2) The penalty for borrowing money is actually the real cost of a loan, simply the difference between inflation and the prime rate. Currently it is 4.4% (15% - 10.6%) which by historical standards is really low - the average over the last 15 years is about 7%. so another 1.5% - 2% increase in prime is not impossible to equate to the average.

These two indicators indicate one thing: interest rates will increase in the near term and will rise further before they can be considered as "punitive".

A last comment on inflation. With commodity prices staying high (as per the CRB index of overall commodities), inflation has to feed through. It has already started in food and fuel. Wait for cars, clothing, furniture, and so on. and even though the economy stagnates, if inflation is rising the Reserve Bank HAS to raise rates. In the past, this is what Central banks have done. Such "stagflation" (economic stagnation and inflation rising) portent very hard times. Remember the "sour 70's" where a series of crises and market reversals ruined fixed asset values. They can easily arise again. My view is that they are which is why all my money is in cash products.

5 comments:

Anonymous said...

Hi CT Bubble

Keep up the good work. Thank you BP, it is well written. I have also changed my portfolio to invest more in money. Yes, that's the money I have saved from renting instead of buying *Thank's CT Bubble / CJ :-)*. Even now I can purchase a house for R 900 000 which a few months ago went for R 120 000 000. Some still say there were no bubble....

CT Bubble said...

Thanks for the comment citizen. That drop from R1.2 million to R900 000 is quite large!

Anonymous said...

Very interesting read. Regarding house prices dropping, I have been tracking a house in the Southern Suburbs of Cape Town originally listed at R4.5M, then dropped to R3.8M and now the agent is saying that the seller is very desperate due to having bought a second house and struggling to service two bonds ie possibly available at R2.5M?. Interesting times ahead. PS where does BP source this data as I would like to do further research.

Anonymous said...

Nice graphs - I am seeing a lot of similarities between 1985 and now - the only real difference is that bond rates were several points higher back then.

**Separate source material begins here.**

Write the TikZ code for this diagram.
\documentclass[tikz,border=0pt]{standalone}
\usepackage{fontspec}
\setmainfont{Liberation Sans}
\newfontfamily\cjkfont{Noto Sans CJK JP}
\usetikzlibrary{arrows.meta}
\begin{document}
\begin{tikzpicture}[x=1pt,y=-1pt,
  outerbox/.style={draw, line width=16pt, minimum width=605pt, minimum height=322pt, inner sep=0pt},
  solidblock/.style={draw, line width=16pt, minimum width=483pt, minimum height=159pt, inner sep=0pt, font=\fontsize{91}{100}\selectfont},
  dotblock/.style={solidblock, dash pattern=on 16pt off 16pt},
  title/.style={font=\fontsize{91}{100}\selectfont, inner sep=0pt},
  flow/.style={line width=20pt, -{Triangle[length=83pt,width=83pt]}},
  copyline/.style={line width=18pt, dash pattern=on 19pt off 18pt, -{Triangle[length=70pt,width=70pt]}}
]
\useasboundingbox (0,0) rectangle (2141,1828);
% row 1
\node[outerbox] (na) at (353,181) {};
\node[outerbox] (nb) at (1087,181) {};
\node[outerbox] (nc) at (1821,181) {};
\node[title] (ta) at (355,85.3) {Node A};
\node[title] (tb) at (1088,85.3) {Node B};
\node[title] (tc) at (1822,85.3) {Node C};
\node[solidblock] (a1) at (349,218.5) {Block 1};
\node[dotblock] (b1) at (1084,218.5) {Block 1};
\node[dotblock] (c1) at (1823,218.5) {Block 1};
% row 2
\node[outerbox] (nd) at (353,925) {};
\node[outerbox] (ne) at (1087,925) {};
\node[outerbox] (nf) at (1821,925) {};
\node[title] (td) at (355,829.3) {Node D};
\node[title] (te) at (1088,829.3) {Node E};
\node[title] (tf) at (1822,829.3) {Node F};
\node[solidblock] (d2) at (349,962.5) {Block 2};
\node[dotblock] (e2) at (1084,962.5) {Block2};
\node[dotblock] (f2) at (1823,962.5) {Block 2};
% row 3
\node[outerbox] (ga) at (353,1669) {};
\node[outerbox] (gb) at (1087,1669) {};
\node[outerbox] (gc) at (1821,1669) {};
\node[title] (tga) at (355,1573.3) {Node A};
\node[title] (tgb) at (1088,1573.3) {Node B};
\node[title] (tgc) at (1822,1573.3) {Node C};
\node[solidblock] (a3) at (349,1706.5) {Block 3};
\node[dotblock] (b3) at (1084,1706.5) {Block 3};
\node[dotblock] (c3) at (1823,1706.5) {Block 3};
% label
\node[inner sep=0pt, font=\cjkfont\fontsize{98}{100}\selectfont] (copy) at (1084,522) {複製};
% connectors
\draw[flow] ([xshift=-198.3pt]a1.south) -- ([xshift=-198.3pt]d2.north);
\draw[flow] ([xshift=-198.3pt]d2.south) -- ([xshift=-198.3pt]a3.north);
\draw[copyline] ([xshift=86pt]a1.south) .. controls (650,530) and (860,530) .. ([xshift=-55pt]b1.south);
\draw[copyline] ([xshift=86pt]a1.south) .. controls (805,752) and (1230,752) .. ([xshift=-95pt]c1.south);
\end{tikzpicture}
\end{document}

The inflation graph, the HP graph and the ‘real HP’ graph have pretty much the same numbers now as they did back in early 1985. In both periods, 3.5 years previously, there had also been a 40% y on y nominal house peak.

There are 2 differences between 1985 and now. Back then, although the top boom year’s nominal peak had been 40%, the real peak was only 27% whereas this time, although the nominal was also 40%, the real peak went up to 37% – in other words, compared to inflation the HP increase was actually higher this time than then. Which means it should now fall even further than then.

The other difference is that back then, by this stage in the cycle, the bank bond rate had already climbed to 23% from 17% and it then went up to 25% before dropping. We are presently still at 15% but with much upside potential.

Back then prices went on to drop -13.5% nominally and -54% real. From early 85 it would take 3.5 years before house prices returned to the same nominal level and 21 years before they returned to the same real level.

I have previously calculated that our real price drop needs to be -64% not -54% so obviously the nominal drop will also be more than last time. In fact nominally, we may have already reached the -13.5% drop we saw last time, but the real drop still has -40% to go.

A possible 5 year scenario that fits would be
CPI Inflation going 12%, 14%, 13%, 10%,11%
And house price Y on Y going
-15%,-10%,-5%,-1%,1%
That would give us 64% down real and 28% down nominal.

A higher initial fall,
ie -20%,-10%,-5%,-1%,6%
would give us a nominal drop of -32% and the same -64% real drop.

If we assume that inflation then stayed at 10% a year for the following 4 years (after this initial 5 year scenario) and house prices rose 10% a year for the same period, then in 9 years time house prices in nominal terms will return to what they were last December. However it would take more than 20 years for the real price to return to last December levels.

Anonymous said...

To anonymous

The data came from the StatsSA and the reserve bank website. If anonymous leaves an email I will send the spreadsheet to him/her.

I'll also update it periodically - say monthly.